Rows from a dataset of charts and code:
###

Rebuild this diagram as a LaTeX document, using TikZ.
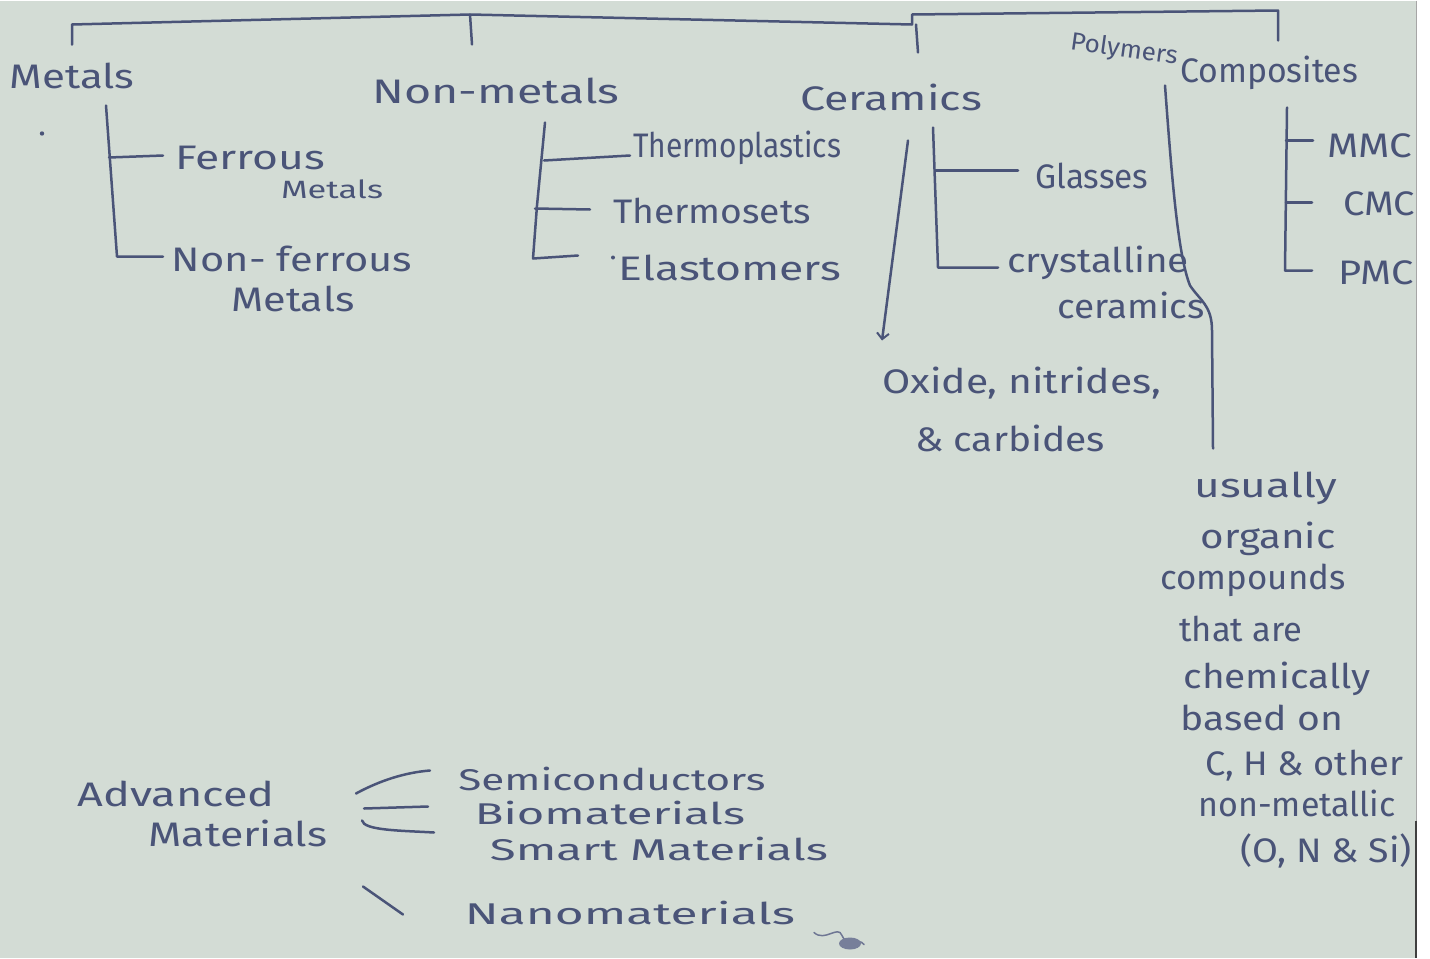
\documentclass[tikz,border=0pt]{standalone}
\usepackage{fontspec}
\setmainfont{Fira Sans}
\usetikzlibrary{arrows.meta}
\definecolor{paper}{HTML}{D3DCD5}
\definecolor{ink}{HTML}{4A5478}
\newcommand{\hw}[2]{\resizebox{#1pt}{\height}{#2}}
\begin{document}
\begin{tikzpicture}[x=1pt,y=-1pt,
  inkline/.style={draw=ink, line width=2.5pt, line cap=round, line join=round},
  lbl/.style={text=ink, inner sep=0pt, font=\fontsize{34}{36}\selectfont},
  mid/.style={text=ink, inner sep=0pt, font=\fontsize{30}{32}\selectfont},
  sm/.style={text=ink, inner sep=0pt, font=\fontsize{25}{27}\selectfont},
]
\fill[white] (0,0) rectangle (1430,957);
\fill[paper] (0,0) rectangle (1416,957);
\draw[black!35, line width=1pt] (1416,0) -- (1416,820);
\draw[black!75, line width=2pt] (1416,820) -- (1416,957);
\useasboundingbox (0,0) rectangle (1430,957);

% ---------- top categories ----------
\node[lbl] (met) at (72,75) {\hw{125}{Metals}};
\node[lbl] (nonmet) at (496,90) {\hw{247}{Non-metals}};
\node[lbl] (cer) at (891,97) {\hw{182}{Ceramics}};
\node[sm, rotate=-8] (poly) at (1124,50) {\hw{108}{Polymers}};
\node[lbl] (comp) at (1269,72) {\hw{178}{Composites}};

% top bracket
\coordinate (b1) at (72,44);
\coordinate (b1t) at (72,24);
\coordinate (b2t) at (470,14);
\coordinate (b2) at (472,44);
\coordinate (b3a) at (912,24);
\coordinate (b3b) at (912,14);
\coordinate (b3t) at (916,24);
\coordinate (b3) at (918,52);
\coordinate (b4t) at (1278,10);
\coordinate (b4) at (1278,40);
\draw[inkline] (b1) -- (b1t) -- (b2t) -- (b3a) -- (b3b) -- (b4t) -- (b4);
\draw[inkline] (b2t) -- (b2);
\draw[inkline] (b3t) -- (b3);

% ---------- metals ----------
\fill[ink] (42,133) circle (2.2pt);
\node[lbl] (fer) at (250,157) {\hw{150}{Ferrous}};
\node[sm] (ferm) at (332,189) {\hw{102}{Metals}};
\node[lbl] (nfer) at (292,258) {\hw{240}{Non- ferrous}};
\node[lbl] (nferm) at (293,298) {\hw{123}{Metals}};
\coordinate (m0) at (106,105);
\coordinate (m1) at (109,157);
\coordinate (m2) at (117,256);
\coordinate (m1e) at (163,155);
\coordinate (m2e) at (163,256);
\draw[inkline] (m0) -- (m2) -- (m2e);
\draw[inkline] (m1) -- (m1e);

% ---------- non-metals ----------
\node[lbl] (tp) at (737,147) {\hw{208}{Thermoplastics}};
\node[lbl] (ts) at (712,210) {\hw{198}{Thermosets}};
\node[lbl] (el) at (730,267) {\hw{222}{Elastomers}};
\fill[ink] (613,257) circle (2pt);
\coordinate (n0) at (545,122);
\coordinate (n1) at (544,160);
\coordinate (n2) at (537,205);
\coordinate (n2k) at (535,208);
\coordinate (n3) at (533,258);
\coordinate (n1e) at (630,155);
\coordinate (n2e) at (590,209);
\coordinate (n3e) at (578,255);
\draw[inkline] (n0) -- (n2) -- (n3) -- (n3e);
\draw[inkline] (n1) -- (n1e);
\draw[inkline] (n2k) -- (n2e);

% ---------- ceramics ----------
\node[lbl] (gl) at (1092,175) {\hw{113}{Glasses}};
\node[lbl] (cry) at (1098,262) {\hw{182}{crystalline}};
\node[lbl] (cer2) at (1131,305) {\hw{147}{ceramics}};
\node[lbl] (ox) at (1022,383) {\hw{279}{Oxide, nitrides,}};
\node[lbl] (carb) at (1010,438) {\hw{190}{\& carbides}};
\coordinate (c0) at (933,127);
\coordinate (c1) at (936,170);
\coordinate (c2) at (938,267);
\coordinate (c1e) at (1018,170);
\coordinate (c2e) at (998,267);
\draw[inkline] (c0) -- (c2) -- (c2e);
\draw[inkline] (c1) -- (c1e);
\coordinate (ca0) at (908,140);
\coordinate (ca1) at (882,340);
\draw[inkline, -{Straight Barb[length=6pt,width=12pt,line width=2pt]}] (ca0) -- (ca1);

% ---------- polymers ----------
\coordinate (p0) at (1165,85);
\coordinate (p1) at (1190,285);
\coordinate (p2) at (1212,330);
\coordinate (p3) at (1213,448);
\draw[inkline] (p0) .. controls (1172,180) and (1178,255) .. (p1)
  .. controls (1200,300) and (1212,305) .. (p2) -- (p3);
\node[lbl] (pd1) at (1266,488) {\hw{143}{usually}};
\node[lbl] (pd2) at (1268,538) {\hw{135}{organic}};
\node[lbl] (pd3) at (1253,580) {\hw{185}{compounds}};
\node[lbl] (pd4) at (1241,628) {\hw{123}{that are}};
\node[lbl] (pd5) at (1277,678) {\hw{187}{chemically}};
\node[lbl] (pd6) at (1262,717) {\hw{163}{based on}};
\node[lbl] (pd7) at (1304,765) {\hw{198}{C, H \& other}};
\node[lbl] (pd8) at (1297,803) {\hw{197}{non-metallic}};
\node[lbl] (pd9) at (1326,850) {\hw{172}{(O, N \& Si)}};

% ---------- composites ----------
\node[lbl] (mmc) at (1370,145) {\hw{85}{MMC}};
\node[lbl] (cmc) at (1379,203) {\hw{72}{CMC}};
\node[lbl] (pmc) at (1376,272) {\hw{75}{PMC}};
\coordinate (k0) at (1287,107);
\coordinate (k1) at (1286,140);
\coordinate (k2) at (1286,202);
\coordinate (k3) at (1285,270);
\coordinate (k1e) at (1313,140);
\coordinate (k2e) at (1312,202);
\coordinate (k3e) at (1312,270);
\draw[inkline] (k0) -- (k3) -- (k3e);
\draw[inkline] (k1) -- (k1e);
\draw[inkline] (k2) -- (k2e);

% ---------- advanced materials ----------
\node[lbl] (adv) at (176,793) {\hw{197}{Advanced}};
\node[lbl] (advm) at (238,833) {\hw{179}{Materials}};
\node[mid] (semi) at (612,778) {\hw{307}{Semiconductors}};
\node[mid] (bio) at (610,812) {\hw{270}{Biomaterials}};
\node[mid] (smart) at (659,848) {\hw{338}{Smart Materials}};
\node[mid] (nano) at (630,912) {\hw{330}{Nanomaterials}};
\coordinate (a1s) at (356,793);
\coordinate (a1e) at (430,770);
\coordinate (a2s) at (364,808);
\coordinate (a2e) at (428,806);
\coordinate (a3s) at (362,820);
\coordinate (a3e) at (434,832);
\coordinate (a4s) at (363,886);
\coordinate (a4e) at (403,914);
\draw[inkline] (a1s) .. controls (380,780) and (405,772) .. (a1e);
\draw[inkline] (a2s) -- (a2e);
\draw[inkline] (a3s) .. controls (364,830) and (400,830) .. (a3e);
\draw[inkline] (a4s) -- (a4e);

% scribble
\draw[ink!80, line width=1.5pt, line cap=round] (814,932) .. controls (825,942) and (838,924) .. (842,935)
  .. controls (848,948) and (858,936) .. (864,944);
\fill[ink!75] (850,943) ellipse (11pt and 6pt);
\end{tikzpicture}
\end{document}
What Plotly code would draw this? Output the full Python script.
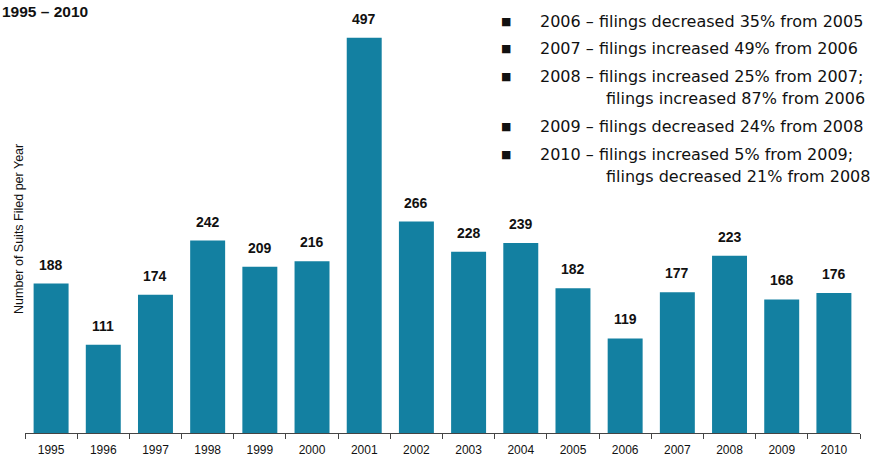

###

What the exercise asks: Please write out all of the material above without changing a word, and omit any pictures.

Result of this exercise:
Rebuild this diagram as a LaTeX document, using TikZ.
\documentclass[tikz,border=0pt]{standalone}
\usepackage{fontspec}
\setmainfont{Fira Sans}
\usetikzlibrary{arrows.meta}
\definecolor{paper}{HTML}{D3DCD5}
\definecolor{ink}{HTML}{4A5478}
\newcommand{\hw}[2]{\resizebox{#1pt}{\height}{#2}}
\begin{document}
\begin{tikzpicture}[x=1pt,y=-1pt,
  inkline/.style={draw=ink, line width=2.5pt, line cap=round, line join=round},
  lbl/.style={text=ink, inner sep=0pt, font=\fontsize{34}{36}\selectfont},
  mid/.style={text=ink, inner sep=0pt, font=\fontsize{30}{32}\selectfont},
  sm/.style={text=ink, inner sep=0pt, font=\fontsize{25}{27}\selectfont},
]
\fill[white] (0,0) rectangle (1430,957);
\fill[paper] (0,0) rectangle (1416,957);
\draw[black!35, line width=1pt] (1416,0) -- (1416,820);
\draw[black!75, line width=2pt] (1416,820) -- (1416,957);
\useasboundingbox (0,0) rectangle (1430,957);

% ---------- top categories ----------
\node[lbl] (met) at (72,75) {\hw{125}{Metals}};
\node[lbl] (nonmet) at (496,90) {\hw{247}{Non-metals}};
\node[lbl] (cer) at (891,97) {\hw{182}{Ceramics}};
\node[sm, rotate=-8] (poly) at (1124,50) {\hw{108}{Polymers}};
\node[lbl] (comp) at (1269,72) {\hw{178}{Composites}};

% top bracket
\coordinate (b1) at (72,44);
\coordinate (b1t) at (72,24);
\coordinate (b2t) at (470,14);
\coordinate (b2) at (472,44);
\coordinate (b3a) at (912,24);
\coordinate (b3b) at (912,14);
\coordinate (b3t) at (916,24);
\coordinate (b3) at (918,52);
\coordinate (b4t) at (1278,10);
\coordinate (b4) at (1278,40);
\draw[inkline] (b1) -- (b1t) -- (b2t) -- (b3a) -- (b3b) -- (b4t) -- (b4);
\draw[inkline] (b2t) -- (b2);
\draw[inkline] (b3t) -- (b3);

% ---------- metals ----------
\fill[ink] (42,133) circle (2.2pt);
\node[lbl] (fer) at (250,157) {\hw{150}{Ferrous}};
\node[sm] (ferm) at (332,189) {\hw{102}{Metals}};
\node[lbl] (nfer) at (292,258) {\hw{240}{Non- ferrous}};
\node[lbl] (nferm) at (293,298) {\hw{123}{Metals}};
\coordinate (m0) at (106,105);
\coordinate (m1) at (109,157);
\coordinate (m2) at (117,256);
\coordinate (m1e) at (163,155);
\coordinate (m2e) at (163,256);
\draw[inkline] (m0) -- (m2) -- (m2e);
\draw[inkline] (m1) -- (m1e);

% ---------- non-metals ----------
\node[lbl] (tp) at (737,147) {\hw{208}{Thermoplastics}};
\node[lbl] (ts) at (712,210) {\hw{198}{Thermosets}};
\node[lbl] (el) at (730,267) {\hw{222}{Elastomers}};
\fill[ink] (613,257) circle (2pt);
\coordinate (n0) at (545,122);
\coordinate (n1) at (544,160);
\coordinate (n2) at (537,205);
\coordinate (n2k) at (535,208);
\coordinate (n3) at (533,258);
\coordinate (n1e) at (630,155);
\coordinate (n2e) at (590,209);
\coordinate (n3e) at (578,255);
\draw[inkline] (n0) -- (n2) -- (n3) -- (n3e);
\draw[inkline] (n1) -- (n1e);
\draw[inkline] (n2k) -- (n2e);

% ---------- ceramics ----------
\node[lbl] (gl) at (1092,175) {\hw{113}{Glasses}};
\node[lbl] (cry) at (1098,262) {\hw{182}{crystalline}};
\node[lbl] (cer2) at (1131,305) {\hw{147}{ceramics}};
\node[lbl] (ox) at (1022,383) {\hw{279}{Oxide, nitrides,}};
\node[lbl] (carb) at (1010,438) {\hw{190}{\& carbides}};
\coordinate (c0) at (933,127);
\coordinate (c1) at (936,170);
\coordinate (c2) at (938,267);
\coordinate (c1e) at (1018,170);
\coordinate (c2e) at (998,267);
\draw[inkline] (c0) -- (c2) -- (c2e);
\draw[inkline] (c1) -- (c1e);
\coordinate (ca0) at (908,140);
\coordinate (ca1) at (882,340);
\draw[inkline, -{Straight Barb[length=6pt,width=12pt,line width=2pt]}] (ca0) -- (ca1);

% ---------- polymers ----------
\coordinate (p0) at (1165,85);
\coordinate (p1) at (1190,285);
\coordinate (p2) at (1212,330);
\coordinate (p3) at (1213,448);
\draw[inkline] (p0) .. controls (1172,180) and (1178,255) .. (p1)
  .. controls (1200,300) and (1212,305) .. (p2) -- (p3);
\node[lbl] (pd1) at (1266,488) {\hw{143}{usually}};
\node[lbl] (pd2) at (1268,538) {\hw{135}{organic}};
\node[lbl] (pd3) at (1253,580) {\hw{185}{compounds}};
\node[lbl] (pd4) at (1241,628) {\hw{123}{that are}};
\node[lbl] (pd5) at (1277,678) {\hw{187}{chemically}};
\node[lbl] (pd6) at (1262,717) {\hw{163}{based on}};
\node[lbl] (pd7) at (1304,765) {\hw{198}{C, H \& other}};
\node[lbl] (pd8) at (1297,803) {\hw{197}{non-metallic}};
\node[lbl] (pd9) at (1326,850) {\hw{172}{(O, N \& Si)}};

% ---------- composites ----------
\node[lbl] (mmc) at (1370,145) {\hw{85}{MMC}};
\node[lbl] (cmc) at (1379,203) {\hw{72}{CMC}};
\node[lbl] (pmc) at (1376,272) {\hw{75}{PMC}};
\coordinate (k0) at (1287,107);
\coordinate (k1) at (1286,140);
\coordinate (k2) at (1286,202);
\coordinate (k3) at (1285,270);
\coordinate (k1e) at (1313,140);
\coordinate (k2e) at (1312,202);
\coordinate (k3e) at (1312,270);
\draw[inkline] (k0) -- (k3) -- (k3e);
\draw[inkline] (k1) -- (k1e);
\draw[inkline] (k2) -- (k2e);

% ---------- advanced materials ----------
\node[lbl] (adv) at (176,793) {\hw{197}{Advanced}};
\node[lbl] (advm) at (238,833) {\hw{179}{Materials}};
\node[mid] (semi) at (612,778) {\hw{307}{Semiconductors}};
\node[mid] (bio) at (610,812) {\hw{270}{Biomaterials}};
\node[mid] (smart) at (659,848) {\hw{338}{Smart Materials}};
\node[mid] (nano) at (630,912) {\hw{330}{Nanomaterials}};
\coordinate (a1s) at (356,793);
\coordinate (a1e) at (430,770);
\coordinate (a2s) at (364,808);
\coordinate (a2e) at (428,806);
\coordinate (a3s) at (362,820);
\coordinate (a3e) at (434,832);
\coordinate (a4s) at (363,886);
\coordinate (a4e) at (403,914);
\draw[inkline] (a1s) .. controls (380,780) and (405,772) .. (a1e);
\draw[inkline] (a2s) -- (a2e);
\draw[inkline] (a3s) .. controls (364,830) and (400,830) .. (a3e);
\draw[inkline] (a4s) -- (a4e);

% scribble
\draw[ink!80, line width=1.5pt, line cap=round] (814,932) .. controls (825,942) and (838,924) .. (842,935)
  .. controls (848,948) and (858,936) .. (864,944);
\fill[ink!75] (850,943) ellipse (11pt and 6pt);
\end{tikzpicture}
\end{document}
What Plotly code would draw this? Output the full Python script.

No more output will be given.